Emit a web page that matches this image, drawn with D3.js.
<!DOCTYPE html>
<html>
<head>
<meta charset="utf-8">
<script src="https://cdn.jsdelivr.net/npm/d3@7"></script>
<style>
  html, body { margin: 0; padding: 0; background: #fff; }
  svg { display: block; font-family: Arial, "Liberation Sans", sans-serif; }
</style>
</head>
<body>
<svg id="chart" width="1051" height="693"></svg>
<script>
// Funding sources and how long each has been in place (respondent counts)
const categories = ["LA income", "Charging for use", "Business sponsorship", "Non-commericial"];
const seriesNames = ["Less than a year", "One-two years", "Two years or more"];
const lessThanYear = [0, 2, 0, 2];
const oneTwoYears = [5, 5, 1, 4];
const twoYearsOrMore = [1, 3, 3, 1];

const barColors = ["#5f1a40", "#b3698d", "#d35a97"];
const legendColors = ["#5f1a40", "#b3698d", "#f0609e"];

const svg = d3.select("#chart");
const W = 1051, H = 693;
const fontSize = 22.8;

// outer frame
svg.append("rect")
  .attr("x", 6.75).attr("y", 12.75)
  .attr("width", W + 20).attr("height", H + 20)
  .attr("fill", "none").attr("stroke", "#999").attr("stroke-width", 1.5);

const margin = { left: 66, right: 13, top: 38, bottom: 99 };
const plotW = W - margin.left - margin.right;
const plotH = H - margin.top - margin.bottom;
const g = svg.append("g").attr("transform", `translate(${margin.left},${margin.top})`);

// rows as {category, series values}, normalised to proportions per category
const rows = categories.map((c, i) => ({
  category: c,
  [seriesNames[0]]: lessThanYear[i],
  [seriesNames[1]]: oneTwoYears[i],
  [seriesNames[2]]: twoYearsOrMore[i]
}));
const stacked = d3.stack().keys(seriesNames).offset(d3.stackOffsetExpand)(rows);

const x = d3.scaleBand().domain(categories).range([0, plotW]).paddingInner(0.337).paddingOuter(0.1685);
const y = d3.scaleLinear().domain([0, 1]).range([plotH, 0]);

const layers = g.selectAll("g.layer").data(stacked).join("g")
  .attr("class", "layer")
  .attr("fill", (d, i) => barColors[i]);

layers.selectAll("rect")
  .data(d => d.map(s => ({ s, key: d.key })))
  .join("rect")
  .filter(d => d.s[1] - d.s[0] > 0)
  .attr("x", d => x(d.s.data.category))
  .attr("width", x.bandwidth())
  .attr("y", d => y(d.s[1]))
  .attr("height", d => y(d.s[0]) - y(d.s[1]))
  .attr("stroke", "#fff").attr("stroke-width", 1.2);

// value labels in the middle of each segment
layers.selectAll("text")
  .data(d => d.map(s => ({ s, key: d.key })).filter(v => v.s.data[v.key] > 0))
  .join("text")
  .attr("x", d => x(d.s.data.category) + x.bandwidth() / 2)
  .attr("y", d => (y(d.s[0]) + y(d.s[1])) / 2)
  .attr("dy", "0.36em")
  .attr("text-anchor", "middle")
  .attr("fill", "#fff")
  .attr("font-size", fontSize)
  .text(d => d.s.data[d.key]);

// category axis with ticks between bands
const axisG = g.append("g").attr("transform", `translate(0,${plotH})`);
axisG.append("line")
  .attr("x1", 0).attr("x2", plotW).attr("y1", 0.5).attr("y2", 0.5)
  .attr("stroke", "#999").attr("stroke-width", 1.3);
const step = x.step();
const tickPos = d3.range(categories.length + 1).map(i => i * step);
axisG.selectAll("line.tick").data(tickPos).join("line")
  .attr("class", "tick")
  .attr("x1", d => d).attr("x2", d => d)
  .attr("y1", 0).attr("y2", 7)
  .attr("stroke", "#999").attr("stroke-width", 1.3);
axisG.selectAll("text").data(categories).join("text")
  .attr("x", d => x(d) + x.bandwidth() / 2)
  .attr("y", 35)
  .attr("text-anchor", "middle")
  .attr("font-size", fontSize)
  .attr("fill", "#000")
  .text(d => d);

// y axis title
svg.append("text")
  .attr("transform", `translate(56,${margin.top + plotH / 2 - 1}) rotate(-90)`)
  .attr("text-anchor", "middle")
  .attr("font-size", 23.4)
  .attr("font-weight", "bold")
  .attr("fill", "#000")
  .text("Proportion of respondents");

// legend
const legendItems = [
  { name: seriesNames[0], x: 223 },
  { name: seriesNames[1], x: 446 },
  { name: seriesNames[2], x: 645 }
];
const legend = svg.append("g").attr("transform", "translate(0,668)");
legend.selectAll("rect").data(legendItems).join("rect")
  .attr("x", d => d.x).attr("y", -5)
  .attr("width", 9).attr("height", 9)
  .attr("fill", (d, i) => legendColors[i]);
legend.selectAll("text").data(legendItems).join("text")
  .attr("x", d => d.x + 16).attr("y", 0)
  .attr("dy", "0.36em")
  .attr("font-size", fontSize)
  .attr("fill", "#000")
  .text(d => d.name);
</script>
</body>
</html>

Stated exercise:
Repeat the data exactly. Leave nothing out.

Exercise response:
Emit a web page that matches this image, drawn with D3.js.
<!DOCTYPE html>
<html>
<head>
<meta charset="utf-8">
<script src="https://cdn.jsdelivr.net/npm/d3@7"></script>
<style>
  html, body { margin: 0; padding: 0; background: #fff; }
  svg { display: block; font-family: Arial, "Liberation Sans", sans-serif; }
</style>
</head>
<body>
<svg id="chart" width="1051" height="693"></svg>
<script>
// Funding sources and how long each has been in place (respondent counts)
const categories = ["LA income", "Charging for use", "Business sponsorship", "Non-commericial"];
const seriesNames = ["Less than a year", "One-two years", "Two years or more"];
const lessThanYear = [0, 2, 0, 2];
const oneTwoYears = [5, 5, 1, 4];
const twoYearsOrMore = [1, 3, 3, 1];

const barColors = ["#5f1a40", "#b3698d", "#d35a97"];
const legendColors = ["#5f1a40", "#b3698d", "#f0609e"];

const svg = d3.select("#chart");
const W = 1051, H = 693;
const fontSize = 22.8;

// outer frame
svg.append("rect")
  .attr("x", 6.75).attr("y", 12.75)
  .attr("width", W + 20).attr("height", H + 20)
  .attr("fill", "none").attr("stroke", "#999").attr("stroke-width", 1.5);

const margin = { left: 66, right: 13, top: 38, bottom: 99 };
const plotW = W - margin.left - margin.right;
const plotH = H - margin.top - margin.bottom;
const g = svg.append("g").attr("transform", `translate(${margin.left},${margin.top})`);

// rows as {category, series values}, normalised to proportions per category
const rows = categories.map((c, i) => ({
  category: c,
  [seriesNames[0]]: lessThanYear[i],
  [seriesNames[1]]: oneTwoYears[i],
  [seriesNames[2]]: twoYearsOrMore[i]
}));
const stacked = d3.stack().keys(seriesNames).offset(d3.stackOffsetExpand)(rows);

const x = d3.scaleBand().domain(categories).range([0, plotW]).paddingInner(0.337).paddingOuter(0.1685);
const y = d3.scaleLinear().domain([0, 1]).range([plotH, 0]);

const layers = g.selectAll("g.layer").data(stacked).join("g")
  .attr("class", "layer")
  .attr("fill", (d, i) => barColors[i]);

layers.selectAll("rect")
  .data(d => d.map(s => ({ s, key: d.key })))
  .join("rect")
  .filter(d => d.s[1] - d.s[0] > 0)
  .attr("x", d => x(d.s.data.category))
  .attr("width", x.bandwidth())
  .attr("y", d => y(d.s[1]))
  .attr("height", d => y(d.s[0]) - y(d.s[1]))
  .attr("stroke", "#fff").attr("stroke-width", 1.2);

// value labels in the middle of each segment
layers.selectAll("text")
  .data(d => d.map(s => ({ s, key: d.key })).filter(v => v.s.data[v.key] > 0))
  .join("text")
  .attr("x", d => x(d.s.data.category) + x.bandwidth() / 2)
  .attr("y", d => (y(d.s[0]) + y(d.s[1])) / 2)
  .attr("dy", "0.36em")
  .attr("text-anchor", "middle")
  .attr("fill", "#fff")
  .attr("font-size", fontSize)
  .text(d => d.s.data[d.key]);

// category axis with ticks between bands
const axisG = g.append("g").attr("transform", `translate(0,${plotH})`);
axisG.append("line")
  .attr("x1", 0).attr("x2", plotW).attr("y1", 0.5).attr("y2", 0.5)
  .attr("stroke", "#999").attr("stroke-width", 1.3);
const step = x.step();
const tickPos = d3.range(categories.length + 1).map(i => i * step);
axisG.selectAll("line.tick").data(tickPos).join("line")
  .attr("class", "tick")
  .attr("x1", d => d).attr("x2", d => d)
  .attr("y1", 0).attr("y2", 7)
  .attr("stroke", "#999").attr("stroke-width", 1.3);
axisG.selectAll("text").data(categories).join("text")
  .attr("x", d => x(d) + x.bandwidth() / 2)
  .attr("y", 35)
  .attr("text-anchor", "middle")
  .attr("font-size", fontSize)
  .attr("fill", "#000")
  .text(d => d);

// y axis title
svg.append("text")
  .attr("transform", `translate(56,${margin.top + plotH / 2 - 1}) rotate(-90)`)
  .attr("text-anchor", "middle")
  .attr("font-size", 23.4)
  .attr("font-weight", "bold")
  .attr("fill", "#000")
  .text("Proportion of respondents");

// legend
const legendItems = [
  { name: seriesNames[0], x: 223 },
  { name: seriesNames[1], x: 446 },
  { name: seriesNames[2], x: 645 }
];
const legend = svg.append("g").attr("transform", "translate(0,668)");
legend.selectAll("rect").data(legendItems).join("rect")
  .attr("x", d => d.x).attr("y", -5)
  .attr("width", 9).attr("height", 9)
  .attr("fill", (d, i) => legendColors[i]);
legend.selectAll("text").data(legendItems).join("text")
  .attr("x", d => d.x + 16).attr("y", 0)
  .attr("dy", "0.36em")
  .attr("font-size", fontSize)
  .attr("fill", "#000")
  .text(d => d.name);
</script>
</body>
</html>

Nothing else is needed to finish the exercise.